Eagle Ford – update until 2016-05

This presentation contains the latest oil production data from 17986 horizontal wells in the Eagle Ford region, until May, based on the latest production data from the Texas RRC. Of these wells, 15915 where located in the Eagle Ford formation, and all of them started production since 2010.

We can see that total oil production in the Eagle Ford continuous to drop, and faster than last year. Based on preliminary data, I see that in May 92 new wells were brought online vs 68 in April. Due to typical large revisions in the Texas data, I expect that the total production shown here for May ( 1.12 mbo/d) will be still revised upwards by at least 10%, and that recent declines will eventually turn out to be of a magnitude of around 20-30 kbo/d, per month.
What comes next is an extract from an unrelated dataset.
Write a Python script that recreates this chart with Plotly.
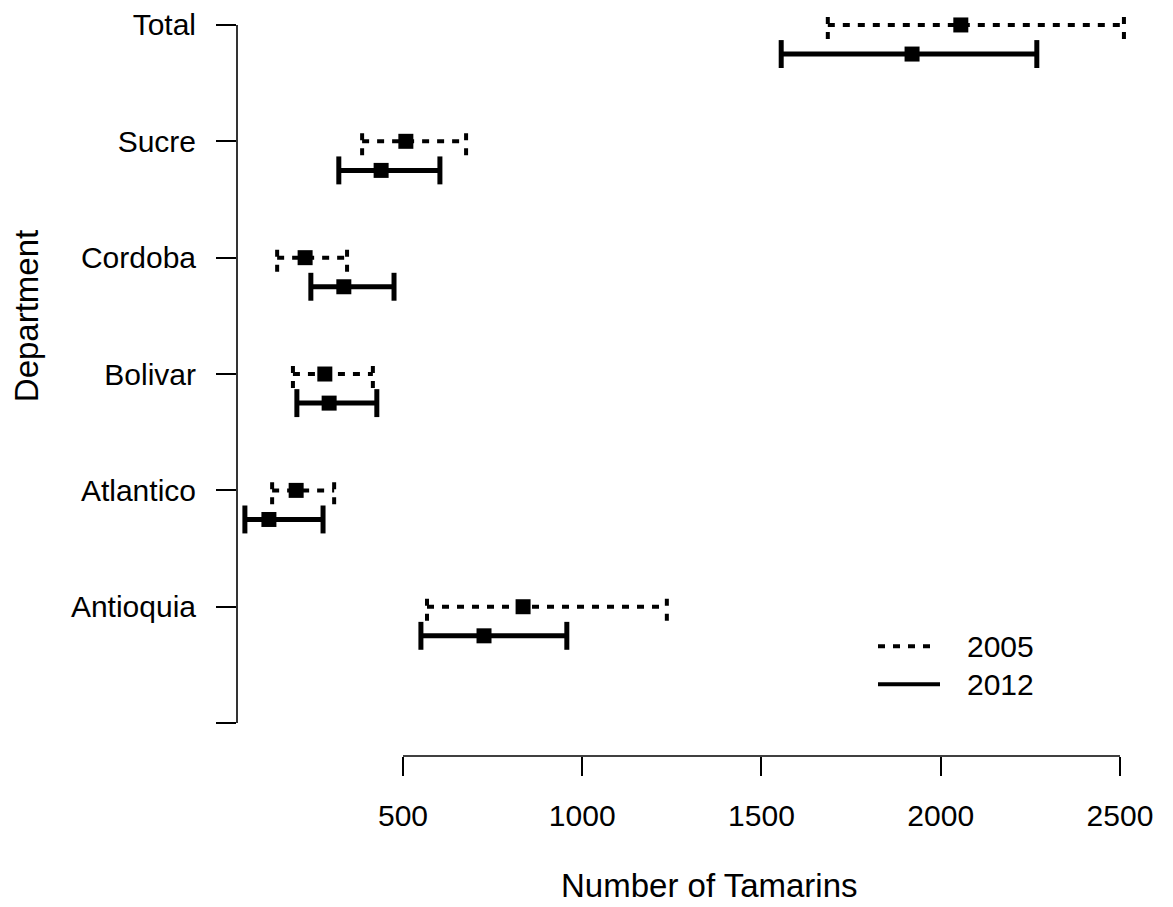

This is of a similar size as what we’ve seen in North Dakota, where fewer wells are brought online, but where wells also decline less than in the other basins.

If you switch to gas, you’ll see that the drop in production is much lower.

I introduced a new way to group the total production shown here. If you click on the “Group production by” selection, and choose “Production level”, you’ll see total production grouped by the level of production of each well, during a particular month.

If you do this, you’ll see that in May 2016, less than half of the oil production (around 500 kbo/d) came from wells that produced less than 100 bo/d. By turning to the the “Well Status” tab, you’ll see in the bottom graph that more than 80% of all wells are in this group (<100 bo/d).

This is a general finding in shale oil & gas production: most production comes from a small portion of wells, typically young ones, that have a high production rate.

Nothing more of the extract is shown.